- _Problem details_:
Reproduce the listing word for word, leaving every picture behind.

- _Dataset content_:
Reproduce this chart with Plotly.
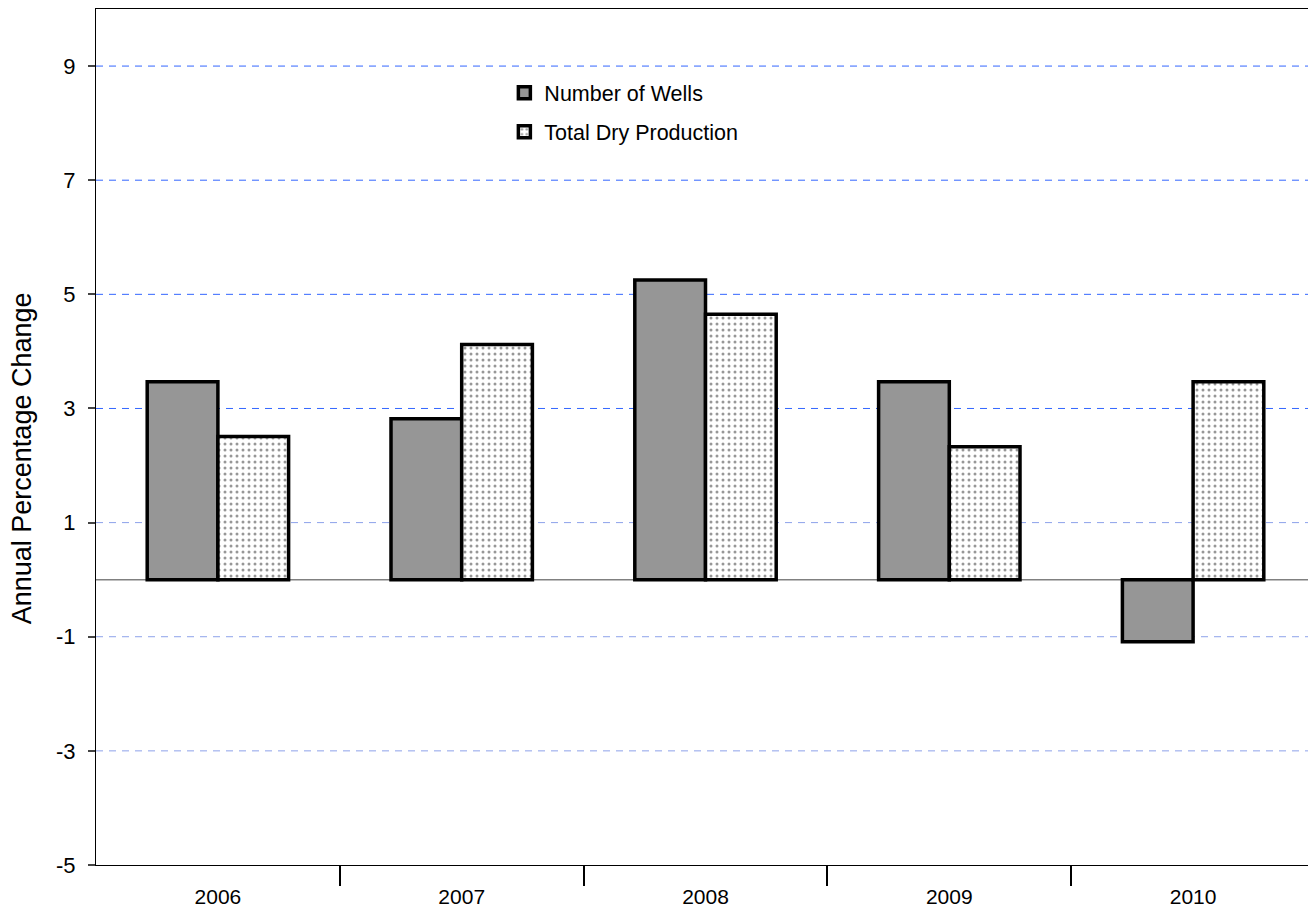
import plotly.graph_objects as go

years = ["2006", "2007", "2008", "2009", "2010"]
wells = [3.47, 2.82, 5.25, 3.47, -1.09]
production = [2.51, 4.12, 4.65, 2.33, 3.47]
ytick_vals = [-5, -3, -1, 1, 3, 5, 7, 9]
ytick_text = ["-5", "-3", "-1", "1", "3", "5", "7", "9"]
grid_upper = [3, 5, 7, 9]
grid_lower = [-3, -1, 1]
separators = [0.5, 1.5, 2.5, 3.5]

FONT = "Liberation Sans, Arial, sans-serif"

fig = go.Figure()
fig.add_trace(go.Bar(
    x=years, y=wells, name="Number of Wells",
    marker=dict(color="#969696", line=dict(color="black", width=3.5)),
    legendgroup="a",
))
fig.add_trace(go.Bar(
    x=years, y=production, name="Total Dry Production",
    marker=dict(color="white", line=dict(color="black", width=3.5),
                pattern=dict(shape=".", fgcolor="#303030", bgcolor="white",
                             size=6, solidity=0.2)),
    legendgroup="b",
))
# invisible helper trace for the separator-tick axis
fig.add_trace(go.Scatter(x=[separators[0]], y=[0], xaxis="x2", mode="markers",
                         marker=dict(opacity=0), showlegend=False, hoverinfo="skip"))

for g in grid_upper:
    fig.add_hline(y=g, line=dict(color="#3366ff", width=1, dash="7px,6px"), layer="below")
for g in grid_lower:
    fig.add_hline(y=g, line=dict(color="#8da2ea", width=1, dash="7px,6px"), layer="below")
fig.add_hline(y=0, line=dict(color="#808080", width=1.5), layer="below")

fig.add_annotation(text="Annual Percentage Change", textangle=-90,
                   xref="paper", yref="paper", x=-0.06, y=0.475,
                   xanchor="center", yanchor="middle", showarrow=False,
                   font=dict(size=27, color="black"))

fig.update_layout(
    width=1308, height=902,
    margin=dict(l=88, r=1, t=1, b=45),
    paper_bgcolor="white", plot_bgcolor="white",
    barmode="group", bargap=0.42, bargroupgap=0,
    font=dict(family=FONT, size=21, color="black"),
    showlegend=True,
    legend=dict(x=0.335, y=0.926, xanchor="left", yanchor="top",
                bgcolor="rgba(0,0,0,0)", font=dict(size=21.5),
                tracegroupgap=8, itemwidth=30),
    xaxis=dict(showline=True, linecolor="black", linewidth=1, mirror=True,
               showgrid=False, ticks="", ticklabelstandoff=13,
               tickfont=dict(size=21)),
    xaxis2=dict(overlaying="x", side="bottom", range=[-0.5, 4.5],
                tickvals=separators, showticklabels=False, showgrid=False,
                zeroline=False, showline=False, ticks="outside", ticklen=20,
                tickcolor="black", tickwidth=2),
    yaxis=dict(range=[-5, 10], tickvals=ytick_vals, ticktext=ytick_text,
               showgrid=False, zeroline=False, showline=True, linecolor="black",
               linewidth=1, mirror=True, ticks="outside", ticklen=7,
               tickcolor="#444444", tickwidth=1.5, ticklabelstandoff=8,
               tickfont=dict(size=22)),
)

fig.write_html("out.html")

- _Response_:
Reproduce this chart with Plotly.
import plotly.graph_objects as go

years = ["2006", "2007", "2008", "2009", "2010"]
wells = [3.47, 2.82, 5.25, 3.47, -1.09]
production = [2.51, 4.12, 4.65, 2.33, 3.47]
ytick_vals = [-5, -3, -1, 1, 3, 5, 7, 9]
ytick_text = ["-5", "-3", "-1", "1", "3", "5", "7", "9"]
grid_upper = [3, 5, 7, 9]
grid_lower = [-3, -1, 1]
separators = [0.5, 1.5, 2.5, 3.5]

FONT = "Liberation Sans, Arial, sans-serif"

fig = go.Figure()
fig.add_trace(go.Bar(
    x=years, y=wells, name="Number of Wells",
    marker=dict(color="#969696", line=dict(color="black", width=3.5)),
    legendgroup="a",
))
fig.add_trace(go.Bar(
    x=years, y=production, name="Total Dry Production",
    marker=dict(color="white", line=dict(color="black", width=3.5),
                pattern=dict(shape=".", fgcolor="#303030", bgcolor="white",
                             size=6, solidity=0.2)),
    legendgroup="b",
))
# invisible helper trace for the separator-tick axis
fig.add_trace(go.Scatter(x=[separators[0]], y=[0], xaxis="x2", mode="markers",
                         marker=dict(opacity=0), showlegend=False, hoverinfo="skip"))

for g in grid_upper:
    fig.add_hline(y=g, line=dict(color="#3366ff", width=1, dash="7px,6px"), layer="below")
for g in grid_lower:
    fig.add_hline(y=g, line=dict(color="#8da2ea", width=1, dash="7px,6px"), layer="below")
fig.add_hline(y=0, line=dict(color="#808080", width=1.5), layer="below")

fig.add_annotation(text="Annual Percentage Change", textangle=-90,
                   xref="paper", yref="paper", x=-0.06, y=0.475,
                   xanchor="center", yanchor="middle", showarrow=False,
                   font=dict(size=27, color="black"))

fig.update_layout(
    width=1308, height=902,
    margin=dict(l=88, r=1, t=1, b=45),
    paper_bgcolor="white", plot_bgcolor="white",
    barmode="group", bargap=0.42, bargroupgap=0,
    font=dict(family=FONT, size=21, color="black"),
    showlegend=True,
    legend=dict(x=0.335, y=0.926, xanchor="left", yanchor="top",
                bgcolor="rgba(0,0,0,0)", font=dict(size=21.5),
                tracegroupgap=8, itemwidth=30),
    xaxis=dict(showline=True, linecolor="black", linewidth=1, mirror=True,
               showgrid=False, ticks="", ticklabelstandoff=13,
               tickfont=dict(size=21)),
    xaxis2=dict(overlaying="x", side="bottom", range=[-0.5, 4.5],
                tickvals=separators, showticklabels=False, showgrid=False,
                zeroline=False, showline=False, ticks="outside", ticklen=20,
                tickcolor="black", tickwidth=2),
    yaxis=dict(range=[-5, 10], tickvals=ytick_vals, ticktext=ytick_text,
               showgrid=False, zeroline=False, showline=True, linecolor="black",
               linewidth=1, mirror=True, ticks="outside", ticklen=7,
               tickcolor="#444444", tickwidth=1.5, ticklabelstandoff=8,
               tickfont=dict(size=22)),
)

fig.write_html("out.html")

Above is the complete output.